Hut site, Letter, Co. Kerry
Co. Kerry |
Settlement Sites
On the eastern slopes of Drung Hill in County Kerry, a small stone structure sits in rocky grazing land, unremarkable at first glance but quietly telling once you begin to read its details.
It measures just 2.45 metres by 1.3 metres internally, barely large enough for a person to lie down, and yet it was built with deliberate care: a flanking upright slab at the entrance, a niche worked into the western corner, and three roofing lintels still in place at the northwestern end. Five sheepfolds nearby suggest this was working land, and the hut was almost certainly connected to that work, a seasonal shelter for whoever managed the flocks on the hill.
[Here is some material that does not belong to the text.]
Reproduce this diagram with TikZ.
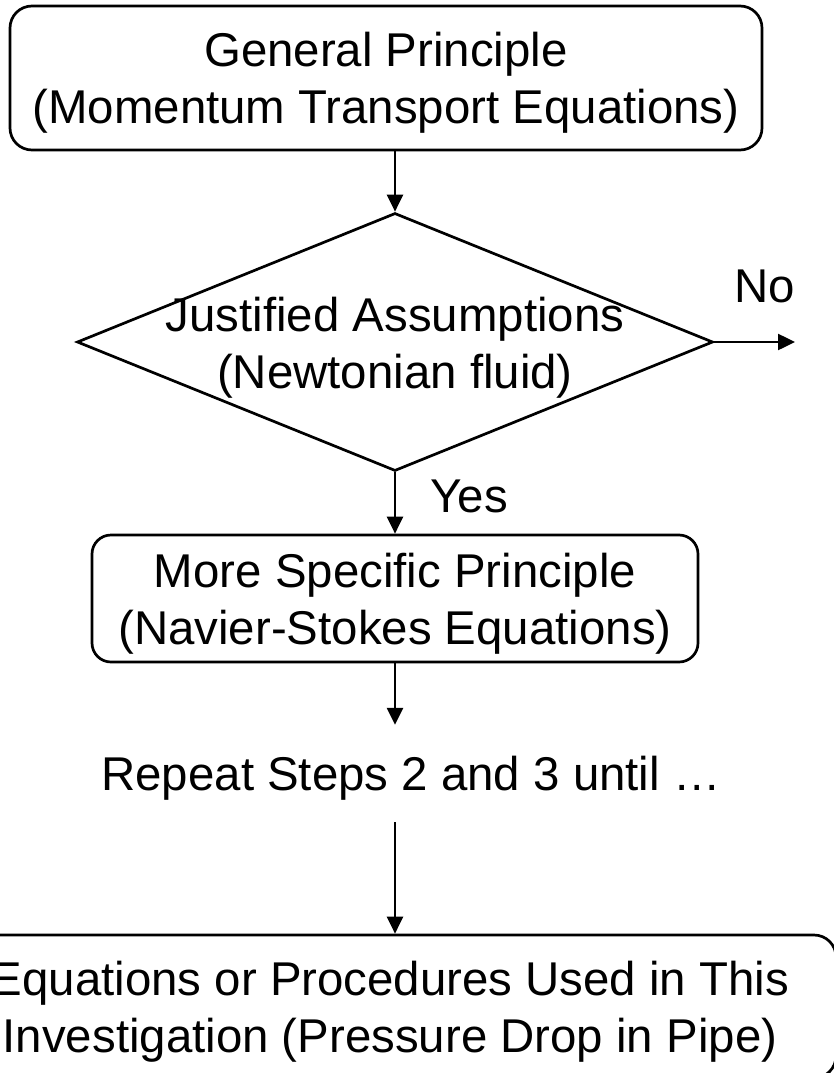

The structure is drystone, meaning it was built without mortar, its stones carefully selected and stacked to hold one another in place through weight and geometry alone. This technique has been used in Ireland for thousands of years, and huts of this type are associated across the uplands with the practice of booleying, the seasonal movement of livestock to higher summer pastures. The person sheltering here would have been present for weeks at a time, watching animals, sleeping in a space little bigger than a cupboard, with a wall-niche perhaps holding a candle or a small tool. At 1.6 metres high, there is just enough room to stand. The walls are half a metre thick, which in a structure this size is a considerable proportion of the total width, built for warmth and weather rather than comfort or permanence.